Africa
September 15, 2022

Self-portrait against the background of Africa 1991-1993 years of creation.

This story began sadly, with the death of my grandmother Nyura. It happened when I was 17 years old. That day my parents went to the funeral and asked me to look after the household and the garden. My elder sister then was pregnant and already lived separately, and the middle sister went with our parents to help. Grandmother Nyura was my favorite grandmother. Too bad I didn't see much of her, but I remember her very well. This beautiful heroic woman survived with three little ones boys
in the territory through which the WWII front passed twice. Grandmother Nyura and her husband, the war hero Grandfather Gora deserve a separate story, which I will definitely write.
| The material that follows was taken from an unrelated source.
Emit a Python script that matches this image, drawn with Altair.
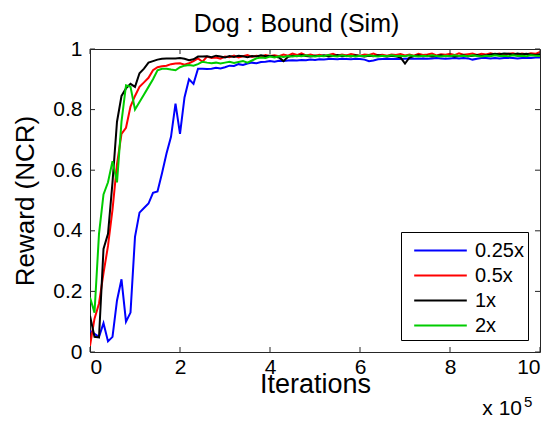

And then I was very sad for my grandmother. So, I invited some friends to share my sadness. We drank a lot of mother's homemade blackcurrant wine, listened to African Burundian drums record on the recently traded for an "extra" "The Beatles" vinil and talked endlessly. And I was lying on my father's couch in such clothes as shown in the picture, except that my head, my arms, legs and body were normal, everything in general was exactly the same as on the picture.

On the wall there was a huge political map of the world, and just above me here was Africa. I painted the initial picture over the following days in oil on cardboard. Yes, and I really had two glasses with slightly different wines. Similar as on image, my thoughts at that time were just like that, divided into sectors and contrasting colors, because among the external fun were hidden sectors of furious pain from my loss. And inability to make up for forever lost communication with my beloved grandmother. In addition, I always thought that there is a lot of Africa in my soul, therefore, in the portrait I have a second African head, and the body is also not white at all. It seems to me that this picture is the best illustration of human consciousness, brought up on friendship and respect for other cultures. In this picture literally Russia and Africa are physically connected, floating together in a world of harmonious patterns. Yes, and the two glasses here are actually symbolic and represent the blessing of this alliance of equal friendship.

The original of this work, created in 1991, burned down along with others oil paintings during a fire in my apartment in 1993. Having restored the picture according to the photo, I did not ever return to oil paints.
Perhaps it turned out a little thinner, since during this time my technique changed to more fine. Unfortunately, over time, these photos were lost due to endless moving. However, I still have some hope in finding them, well, if there be luck.